- _Exercise objective_
For the copy, please give all of the data again exactly and leave the pictures out.
>> START
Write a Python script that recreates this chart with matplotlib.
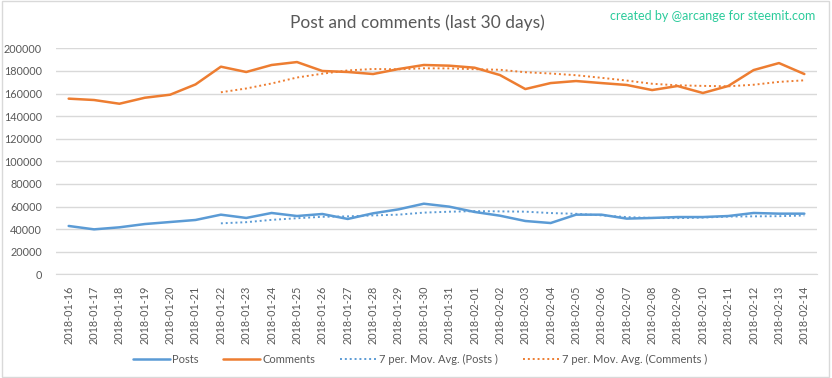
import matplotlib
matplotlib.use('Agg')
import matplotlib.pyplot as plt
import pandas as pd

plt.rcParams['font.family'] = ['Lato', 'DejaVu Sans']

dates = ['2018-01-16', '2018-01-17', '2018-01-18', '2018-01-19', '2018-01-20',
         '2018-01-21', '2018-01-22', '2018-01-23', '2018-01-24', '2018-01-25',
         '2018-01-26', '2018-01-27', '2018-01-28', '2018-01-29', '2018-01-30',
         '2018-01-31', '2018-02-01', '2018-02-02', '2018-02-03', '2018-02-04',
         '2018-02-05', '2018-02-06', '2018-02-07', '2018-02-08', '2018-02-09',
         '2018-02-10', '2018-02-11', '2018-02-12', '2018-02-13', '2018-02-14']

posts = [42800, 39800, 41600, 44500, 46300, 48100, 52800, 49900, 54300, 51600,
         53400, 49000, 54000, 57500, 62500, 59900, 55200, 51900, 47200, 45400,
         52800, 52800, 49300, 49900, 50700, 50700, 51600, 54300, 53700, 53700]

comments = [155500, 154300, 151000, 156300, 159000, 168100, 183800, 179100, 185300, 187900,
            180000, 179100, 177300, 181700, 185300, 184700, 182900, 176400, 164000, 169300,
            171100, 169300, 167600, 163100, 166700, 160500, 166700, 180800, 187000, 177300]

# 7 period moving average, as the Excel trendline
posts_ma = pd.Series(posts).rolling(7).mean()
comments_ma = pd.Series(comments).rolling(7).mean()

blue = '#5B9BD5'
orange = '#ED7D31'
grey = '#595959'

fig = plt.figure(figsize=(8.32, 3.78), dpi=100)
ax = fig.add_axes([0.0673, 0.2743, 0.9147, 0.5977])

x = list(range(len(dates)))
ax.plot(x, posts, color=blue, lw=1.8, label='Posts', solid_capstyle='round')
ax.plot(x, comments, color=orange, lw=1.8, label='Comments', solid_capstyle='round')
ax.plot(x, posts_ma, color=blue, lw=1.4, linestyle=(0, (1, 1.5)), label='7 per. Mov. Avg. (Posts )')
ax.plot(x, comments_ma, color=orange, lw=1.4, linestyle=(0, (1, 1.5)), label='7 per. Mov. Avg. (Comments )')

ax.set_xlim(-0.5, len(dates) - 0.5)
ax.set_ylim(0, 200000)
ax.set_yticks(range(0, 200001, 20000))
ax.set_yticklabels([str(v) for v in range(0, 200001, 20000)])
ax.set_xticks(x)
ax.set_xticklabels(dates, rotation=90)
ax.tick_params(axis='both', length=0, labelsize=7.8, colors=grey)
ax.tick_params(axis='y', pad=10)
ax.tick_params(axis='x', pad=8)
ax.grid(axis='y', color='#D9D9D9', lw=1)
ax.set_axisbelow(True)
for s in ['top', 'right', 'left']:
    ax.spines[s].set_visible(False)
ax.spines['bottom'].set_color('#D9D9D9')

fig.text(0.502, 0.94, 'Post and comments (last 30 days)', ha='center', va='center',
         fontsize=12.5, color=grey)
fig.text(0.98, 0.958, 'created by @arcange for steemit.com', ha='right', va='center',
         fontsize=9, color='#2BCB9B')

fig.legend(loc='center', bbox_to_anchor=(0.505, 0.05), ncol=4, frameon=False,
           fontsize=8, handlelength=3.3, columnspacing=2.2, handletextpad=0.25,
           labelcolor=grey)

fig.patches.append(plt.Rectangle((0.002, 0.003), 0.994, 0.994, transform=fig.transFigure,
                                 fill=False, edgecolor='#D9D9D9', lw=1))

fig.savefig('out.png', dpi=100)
>> END
- _Correct output_
Write a Python script that recreates this chart with matplotlib.
import matplotlib
matplotlib.use('Agg')
import matplotlib.pyplot as plt
import pandas as pd

plt.rcParams['font.family'] = ['Lato', 'DejaVu Sans']

dates = ['2018-01-16', '2018-01-17', '2018-01-18', '2018-01-19', '2018-01-20',
         '2018-01-21', '2018-01-22', '2018-01-23', '2018-01-24', '2018-01-25',
         '2018-01-26', '2018-01-27', '2018-01-28', '2018-01-29', '2018-01-30',
         '2018-01-31', '2018-02-01', '2018-02-02', '2018-02-03', '2018-02-04',
         '2018-02-05', '2018-02-06', '2018-02-07', '2018-02-08', '2018-02-09',
         '2018-02-10', '2018-02-11', '2018-02-12', '2018-02-13', '2018-02-14']

posts = [42800, 39800, 41600, 44500, 46300, 48100, 52800, 49900, 54300, 51600,
         53400, 49000, 54000, 57500, 62500, 59900, 55200, 51900, 47200, 45400,
         52800, 52800, 49300, 49900, 50700, 50700, 51600, 54300, 53700, 53700]

comments = [155500, 154300, 151000, 156300, 159000, 168100, 183800, 179100, 185300, 187900,
            180000, 179100, 177300, 181700, 185300, 184700, 182900, 176400, 164000, 169300,
            171100, 169300, 167600, 163100, 166700, 160500, 166700, 180800, 187000, 177300]

# 7 period moving average, as the Excel trendline
posts_ma = pd.Series(posts).rolling(7).mean()
comments_ma = pd.Series(comments).rolling(7).mean()

blue = '#5B9BD5'
orange = '#ED7D31'
grey = '#595959'

fig = plt.figure(figsize=(8.32, 3.78), dpi=100)
ax = fig.add_axes([0.0673, 0.2743, 0.9147, 0.5977])

x = list(range(len(dates)))
ax.plot(x, posts, color=blue, lw=1.8, label='Posts', solid_capstyle='round')
ax.plot(x, comments, color=orange, lw=1.8, label='Comments', solid_capstyle='round')
ax.plot(x, posts_ma, color=blue, lw=1.4, linestyle=(0, (1, 1.5)), label='7 per. Mov. Avg. (Posts )')
ax.plot(x, comments_ma, color=orange, lw=1.4, linestyle=(0, (1, 1.5)), label='7 per. Mov. Avg. (Comments )')

ax.set_xlim(-0.5, len(dates) - 0.5)
ax.set_ylim(0, 200000)
ax.set_yticks(range(0, 200001, 20000))
ax.set_yticklabels([str(v) for v in range(0, 200001, 20000)])
ax.set_xticks(x)
ax.set_xticklabels(dates, rotation=90)
ax.tick_params(axis='both', length=0, labelsize=7.8, colors=grey)
ax.tick_params(axis='y', pad=10)
ax.tick_params(axis='x', pad=8)
ax.grid(axis='y', color='#D9D9D9', lw=1)
ax.set_axisbelow(True)
for s in ['top', 'right', 'left']:
    ax.spines[s].set_visible(False)
ax.spines['bottom'].set_color('#D9D9D9')

fig.text(0.502, 0.94, 'Post and comments (last 30 days)', ha='center', va='center',
         fontsize=12.5, color=grey)
fig.text(0.98, 0.958, 'created by @arcange for steemit.com', ha='right', va='center',
         fontsize=9, color='#2BCB9B')

fig.legend(loc='center', bbox_to_anchor=(0.505, 0.05), ncol=4, frameon=False,
           fontsize=8, handlelength=3.3, columnspacing=2.2, handletextpad=0.25,
           labelcolor=grey)

fig.patches.append(plt.Rectangle((0.002, 0.003), 0.994, 0.994, transform=fig.transFigure,
                                 fill=False, edgecolor='#D9D9D9', lw=1))

fig.savefig('out.png', dpi=100)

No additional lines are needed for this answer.